| TASK DIRECTIONS |
Below are records that hold pictures; write out only the lines from their start through the line with "0.014, 0.008, 0.005, 0.002]", exactly, and drop the pictures.

Data entries:
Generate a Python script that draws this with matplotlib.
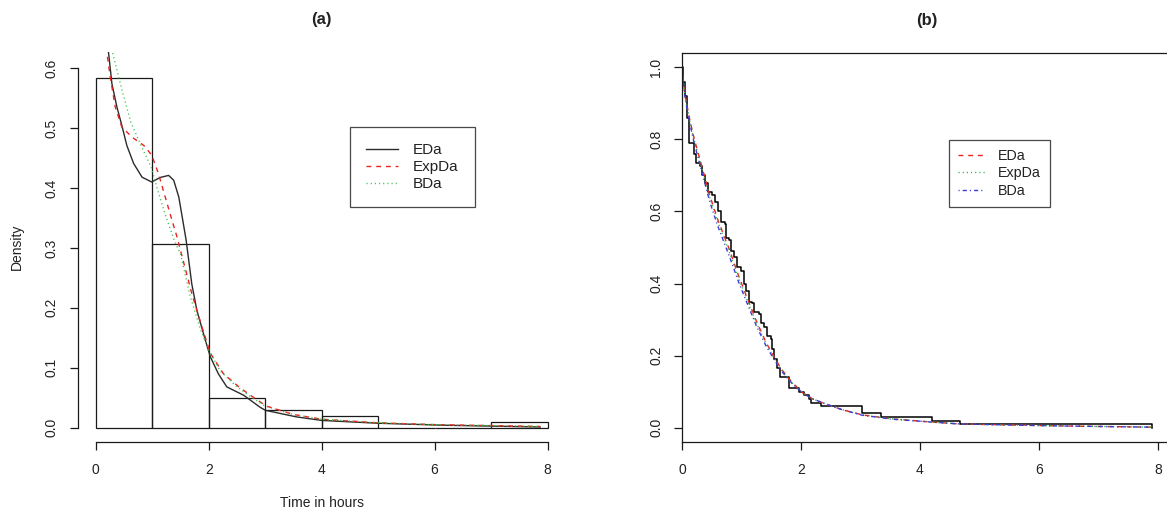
import matplotlib
matplotlib.use("Agg")
import matplotlib.pyplot as plt

plt.rcParams['font.family'] = ['Liberation Sans', 'DejaVu Sans']

# ---------------- data: panel (a) ----------------
hist_left = [0, 1, 2, 3, 4, 5, 6, 7]
hist_density = [0.584, 0.307, 0.050, 0.030, 0.020, 0.0, 0.0, 0.010]

eda_t = [0.15, 0.227, 0.286, 0.375, 0.46, 0.55, 0.67, 0.82, 0.99, 1.14, 1.29, 1.38,
         1.47, 1.53, 1.6, 1.7, 1.79, 1.94, 2.03, 2.17, 2.32, 2.62, 2.91, 3.0, 3.55,
         4.0, 5.0, 6.16, 7.87]
eda_d = [0.69, 0.625, 0.574, 0.535, 0.505, 0.471, 0.441, 0.418, 0.41, 0.4175, 0.421,
         0.413, 0.385, 0.352, 0.313, 0.24, 0.196, 0.146, 0.118, 0.09, 0.068, 0.054,
         0.034, 0.029, 0.018, 0.012, 0.0073, 0.004, 0.001]

expda_t = [0.15, 0.198, 0.257, 0.345, 0.46, 0.64, 0.85, 0.99, 1.11, 1.23, 1.35, 1.44,
           1.5, 1.7, 1.88, 2.03, 2.26, 2.56, 2.8, 3.02, 3.5, 4.0, 5.0, 6.0, 7.87]
expda_d = [0.70, 0.625, 0.585, 0.535, 0.502, 0.485, 0.471, 0.455, 0.424, 0.385, 0.346,
           0.318, 0.296, 0.224, 0.168, 0.124, 0.09, 0.066, 0.05, 0.036, 0.022, 0.014,
           0.008, 0.005, 0.002]

bda_t = [0.2, 0.3, 0.46, 0.62, 0.83, 0.98, 1.1, 1.25, 1.4, 1.5, 1.67, 1.85, 2.0, 2.2,
         2.5, 2.8, 3.0, 3.5, 4.0, 5.0, 6.0, 7.87]
bda_d = [0.68, 0.625, 0.565, 0.51, 0.465, 0.435, 0.395, 0.35, 0.31, 0.29, 0.22, 0.165,
         0.13, 0.095, 0.068, 0.048, 0.036, 0.022, 0.014, 0.008, 0.005, 0.002]

# ---------------- data: panel (b) ----------------
km_time = [0, 0.02, 0.05, 0.09, 0.12, 0.21, 0.24, 0.31, 0.34, 0.38, 0.43, 0.51, 0.55,
           0.60, 0.66, 0.73, 0.745, 0.79, 0.82, 0.87, 0.93, 0.99, 1.04, 1.08, 1.12,
           1.18, 1.21, 1.29, 1.32, 1.38, 1.43, 1.49, 1.52, 1.55, 1.60, 1.64, 1.79,
           1.97, 2.05, 2.13, 2.16, 2.33, 3.03, 3.34, 4.21, 4.68, 7.90]
km_surv = [1.0, 0.96, 0.92, 0.86, 0.79, 0.76, 0.735, 0.725, 0.70, 0.68, 0.655, 0.645,
           0.625, 0.60, 0.57, 0.565, 0.525, 0.52, 0.49, 0.475, 0.445, 0.435, 0.40,
           0.38, 0.35, 0.345, 0.32, 0.315, 0.29, 0.28, 0.255, 0.245, 0.22, 0.19, 0.165,
           0.14, 0.11, 0.10, 0.09, 0.08, 0.07, 0.06, 0.04, 0.03, 0.02, 0.01, 0.0]

fit_t = [0, 0.03, 0.06, 0.1, 0.15, 0.2, 0.3, 0.47, 0.6, 0.79, 0.95, 1.10, 1.25, 1.415,
         1.55, 1.67, 1.85, 2.04, 2.2, 2.42, 2.7, 3.03, 3.53, 4.2, 4.65, 5.5, 6.5, 7.9]
fit_eda = [1.0, 0.95, 0.915, 0.88, 0.84, 0.805, 0.745, 0.642, 0.578, 0.497, 0.422,
           0.358, 0.296, 0.236, 0.196, 0.163, 0.126, 0.096, 0.08, 0.066, 0.05, 0.036,
           0.025, 0.016, 0.011, 0.008, 0.005, 0.002]
fit_expda = [1.0, 0.948, 0.912, 0.876, 0.836, 0.80, 0.74, 0.637, 0.572, 0.49, 0.416,
             0.352, 0.291, 0.232, 0.193, 0.161, 0.125, 0.096, 0.08, 0.066, 0.05, 0.036,
             0.025, 0.016, 0.011, 0.008, 0.005, 0.002]
fit_bda = [1.0, 0.945, 0.908, 0.87, 0.83, 0.793, 0.73, 0.625, 0.56, 0.478, 0.405,
           0.343, 0.283, 0.226, 0.189, 0.158, 0.123, 0.095, 0.08, 0.066, 0.05, 0.035,
           0.024, 0.016, 0.011, 0.008, 0.005, 0.002]

x_ticks = [0, 2, 4, 6, 8]
ya_ticks = [0.0, 0.1, 0.2, 0.3, 0.4, 0.5, 0.6]
yb_ticks = [0.0, 0.2, 0.4, 0.6, 0.8, 1.0]

# ---------------- styles ----------------
DASH = (0, (3.5, 3.5))
DOT = (0, (0.8, 2.2))
DASHDOT = (0, (0.8, 2.2, 3.0, 2.2))
INK = '#1a1a1a'
TXT = '#222222'
W, H = 1167, 512

fig = plt.figure(figsize=(W / 100, H / 100), dpi=100)

def frac(x0, x1, ytop, ybot):
    return [x0 / W, 1 - ybot / H, (x1 - x0) / W, (ybot - ytop) / H]

def style_ticks(ax, yt):
    ax.tick_params(axis='both', direction='out', length=6, width=0.9, color=INK,
                   labelsize=10, labelcolor=TXT)
    ax.tick_params(axis='x', pad=9)
    ax.tick_params(axis='y', pad=7.5)
    ax.set_xticks(x_ticks)
    ax.set_xticklabels([str(v) for v in x_ticks])
    ax.set_yticks(yt)
    ax.set_yticklabels(['%.1f' % v for v in yt])
    for lbl in ax.get_yticklabels():
        lbl.set_rotation(90)
        lbl.set_verticalalignment('center')

# ---------------- panel (a) ----------------
axa = fig.add_axes(frac(77.7, 565.6, 52, 442))
axa.bar(hist_left, hist_density, width=1.0, align='edge', fill=False,
        edgecolor=INK, linewidth=0.9)
axa.plot(eda_t, eda_d, color='#2b2b2b', lw=1.0, ls='-', label='EDa')
axa.plot(expda_t, expda_d, color='#e8241f', lw=1.0, ls=DASH, label='ExpDa')
axa.plot(bda_t, bda_d, color='#39c24a', lw=1.0, ls=DOT, label='BDa')
axa.set_xlim(-0.32, 8.32)
axa.set_ylim(-0.024, 0.627)
for s in ['top', 'right']:
    axa.spines[s].set_visible(False)
axa.spines['left'].set_bounds(0, 0.6)
axa.spines['bottom'].set_bounds(0, 8)
for s in ['left', 'bottom']:
    axa.spines[s].set_linewidth(0.9)
    axa.spines[s].set_color(INK)
style_ticks(axa, ya_ticks)
axa.set_title('(a)', fontsize=12, fontweight='bold', pad=20, color=TXT)
axa.set_xlabel('Time in hours', fontsize=10, color=TXT)
axa.xaxis.set_label_coords(0.5, -(503 - 442) / 390)
axa.xaxis.label.set_verticalalignment('center')
axa.set_ylabel('Density', fontsize=10, color=TXT)
axa.yaxis.set_label_coords(-(77.7 - 16.6) / (565.6 - 77.7), 0.5)
axa.yaxis.label.set_verticalalignment('center')
leg_a = axa.legend(loc='upper left',
                   bbox_to_anchor=(349.7 / W, 1 - 127.3 / H),
                   bbox_transform=fig.transFigure, fontsize=11, frameon=True,
                   fancybox=False, borderpad=1.05, handlelength=2.1,
                   handletextpad=1.0, labelspacing=0.2, borderaxespad=0)
leg_a.get_frame().set_edgecolor(INK)
leg_a.get_frame().set_linewidth(0.9)
for t in leg_a.get_texts():
    t.set_color(TXT)

# ---------------- panel (b) ----------------
axb = fig.add_axes(frac(682, 1172, 52.7, 442.3))
axb.step(km_time, km_surv, where='post', color='black', lw=1.1)
axb.plot(fit_t, fit_eda, color='#e8241f', lw=1.0, ls=DASH, label='EDa')
axb.plot(fit_t, fit_expda, color='#2fae3e', lw=1.0, ls=DOT, label='ExpDa')
axb.plot(fit_t, fit_bda, color='#3b3bd6', lw=1.0, ls=DASHDOT, label='BDa')
axb.set_xlim(0, (1172 - 682) / 59.5)
axb.set_ylim(-0.04, 1.04)
for s in axb.spines.values():
    s.set_linewidth(0.9)
    s.set_color(INK)
style_ticks(axb, yb_ticks)
axb.set_title('(b)', fontsize=12, fontweight='bold', pad=20, color=TXT)
leg_b = axb.legend(loc='upper left',
                   bbox_to_anchor=(949 / W, 1 - 139.7 / H),
                   bbox_transform=fig.transFigure, fontsize=10.3, frameon=True,
                   fancybox=False, borderpad=0.62, handlelength=1.9,
                   handletextpad=0.9, labelspacing=0.26, borderaxespad=0)
leg_b.get_frame().set_edgecolor(INK)
leg_b.get_frame().set_linewidth(0.9)
for t in leg_b.get_texts():
    t.set_color(TXT)

fig.savefig('out.png', dpi=100, facecolor='white')
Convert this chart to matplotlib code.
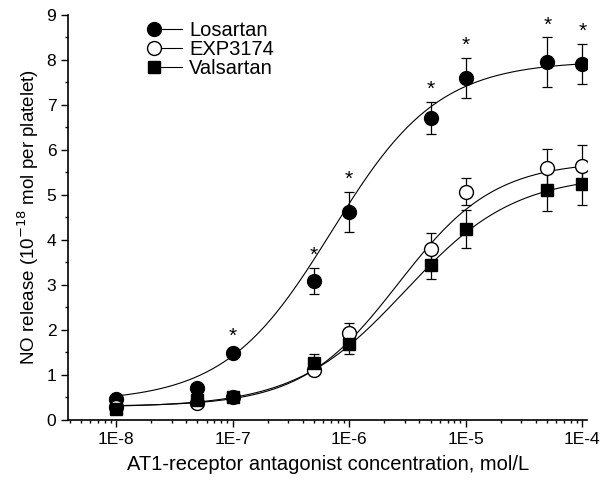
import numpy as np
import matplotlib.pyplot as plt
from matplotlib.legend_handler import HandlerLine2D

plt.rcParams['font.family'] = ['Liberation Sans', 'DejaVu Sans']

# concentrations (mol/L)
conc = [1e-8, 5e-8, 1e-7, 5e-7, 1e-6, 5e-6, 1e-5, 5e-5, 1e-4]

losartan = [0.47, 0.71, 1.49, 3.09, 4.62, 6.71, 7.60, 7.95, 7.91]
losartan_err = [0.05, 0.08, 0.10, 0.29, 0.45, 0.36, 0.45, 0.55, 0.45]
exp3174 = [0.29, 0.38, 0.50, 1.10, 1.93, 3.80, 5.07, 5.60, 5.65]
exp3174_err = [0.04, 0.05, 0.05, 0.10, 0.22, 0.35, 0.30, 0.42, 0.45]
valsartan = [0.25, 0.45, 0.50, 1.27, 1.69, 3.44, 4.24, 5.10, 5.24]
valsartan_err = [0.04, 0.05, 0.05, 0.20, 0.22, 0.30, 0.43, 0.45, 0.47]

# significant points (Losartan)
star_idx = [2, 3, 4, 5, 6, 7, 8]

# sigmoid fit parameters: bottom, top, logEC50, hill
fits = {
    'Losartan': (0.40, 7.98, -6.15, 0.95),
    'EXP3174': (0.30, 5.75, -5.58, 1.05),
    'Valsartan': (0.28, 5.45, -5.52, 0.92),
}


class MarkerLeft(HandlerLine2D):
    def create_artists(self, *args, **kwargs):
        arts = super().create_artists(*args, **kwargs)
        for a in arts:
            a.set_markevery([0])
        return arts


def sigmoid(logx, b, t, ec, h):
    return b + (t - b) / (1 + 10 ** ((ec - logx) * h))


fig = plt.figure(figsize=(6.14, 4.82), dpi=100)
ax = fig.add_axes([0.111, 0.129, 0.845, 0.840])

logx = np.linspace(-8, -4, 300)
series = [
    ('Losartan', losartan, losartan_err, 'o', 'black'),
    ('EXP3174', exp3174, exp3174_err, 'o', 'white'),
    ('Valsartan', valsartan, valsartan_err, 's', 'black'),
]
handles = []
for name, vals, err, mk, fc in series:
    ms = 10 if mk == 'o' else 9
    ax.plot(10 ** logx, sigmoid(logx, *fits[name]), color='black', lw=0.8, zorder=2)
    ax.errorbar(conc, vals, yerr=err, fmt='none', ecolor='black', elinewidth=0.9,
                capsize=3.5, capthick=0.9, zorder=3)
    ax.plot(conc, vals, linestyle='none', marker=mk, ms=ms,
            mfc=fc, mec='black', mew=1, zorder=4)
    h, = ax.plot([], [], color='black', lw=0.8, marker=mk, ms=ms,
                 mfc=fc, mec='black', mew=1, label=name)
    handles.append(h)

for i in star_idx:
    ax.annotate('*', (conc[i], losartan[i] + losartan_err[i]), xytext=(0, 2),
                textcoords='offset points', ha='center', va='bottom', fontsize=15)

ax.set_xscale('log')
ax.set_xlim(10 ** -8.41, 10 ** -3.96)
ax.set_ylim(0, 9)
ax.set_yticks(range(10))
ax.set_yticks(np.arange(0.5, 9, 1), minor=True)
ax.set_xticks([1e-8, 1e-7, 1e-6, 1e-5, 1e-4])
ax.set_xticklabels(['1E-8', '1E-7', '1E-6', '1E-5', '1E-4'])
ax.tick_params(which='major', direction='out', length=5, width=1, labelsize=12.5)
ax.tick_params(which='minor', direction='out', length=2.5, width=1)
for s in ['top', 'right']:
    ax.spines[s].set_visible(False)
for s in ['left', 'bottom']:
    ax.spines[s].set_linewidth(1.2)

ax.set_xlabel('AT1-receptor antagonist concentration, mol/L', fontsize=14.5, labelpad=6)
ax.set_ylabel('NO release (10$^{-18}$ mol per platelet)', fontsize=13.5, labelpad=4)

ax.legend(handles=handles, loc='upper left', bbox_to_anchor=(0.13, 1.03), frameon=False,
          fontsize=14.5, handlelength=1.4, handletextpad=0.35, labelspacing=0.0,
          handler_map={h: MarkerLeft(numpoints=1) for h in handles})

fig.savefig('out.png', dpi=100)
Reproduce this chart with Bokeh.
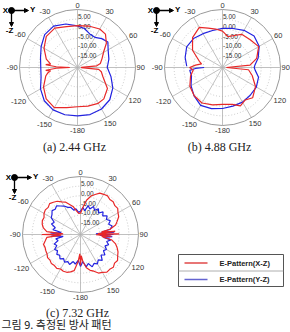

| TASK OUTPUT |
Generate a Python script that draws this with matplotlib.
import matplotlib
matplotlib.use("Agg")
import matplotlib.pyplot as plt

plt.rcParams['font.family'] = ['Liberation Sans', 'DejaVu Sans']

# ---------------- data: panel (a) ----------------
hist_left = [0, 1, 2, 3, 4, 5, 6, 7]
hist_density = [0.584, 0.307, 0.050, 0.030, 0.020, 0.0, 0.0, 0.010]

eda_t = [0.15, 0.227, 0.286, 0.375, 0.46, 0.55, 0.67, 0.82, 0.99, 1.14, 1.29, 1.38,
         1.47, 1.53, 1.6, 1.7, 1.79, 1.94, 2.03, 2.17, 2.32, 2.62, 2.91, 3.0, 3.55,
         4.0, 5.0, 6.16, 7.87]
eda_d = [0.69, 0.625, 0.574, 0.535, 0.505, 0.471, 0.441, 0.418, 0.41, 0.4175, 0.421,
         0.413, 0.385, 0.352, 0.313, 0.24, 0.196, 0.146, 0.118, 0.09, 0.068, 0.054,
         0.034, 0.029, 0.018, 0.012, 0.0073, 0.004, 0.001]

expda_t = [0.15, 0.198, 0.257, 0.345, 0.46, 0.64, 0.85, 0.99, 1.11, 1.23, 1.35, 1.44,
           1.5, 1.7, 1.88, 2.03, 2.26, 2.56, 2.8, 3.02, 3.5, 4.0, 5.0, 6.0, 7.87]
expda_d = [0.70, 0.625, 0.585, 0.535, 0.502, 0.485, 0.471, 0.455, 0.424, 0.385, 0.346,
           0.318, 0.296, 0.224, 0.168, 0.124, 0.09, 0.066, 0.05, 0.036, 0.022, 0.014,
           0.008, 0.005, 0.002]

bda_t = [0.2, 0.3, 0.46, 0.62, 0.83, 0.98, 1.1, 1.25, 1.4, 1.5, 1.67, 1.85, 2.0, 2.2,
         2.5, 2.8, 3.0, 3.5, 4.0, 5.0, 6.0, 7.87]
bda_d = [0.68, 0.625, 0.565, 0.51, 0.465, 0.435, 0.395, 0.35, 0.31, 0.29, 0.22, 0.165,
         0.13, 0.095, 0.068, 0.048, 0.036, 0.022, 0.014, 0.008, 0.005, 0.002]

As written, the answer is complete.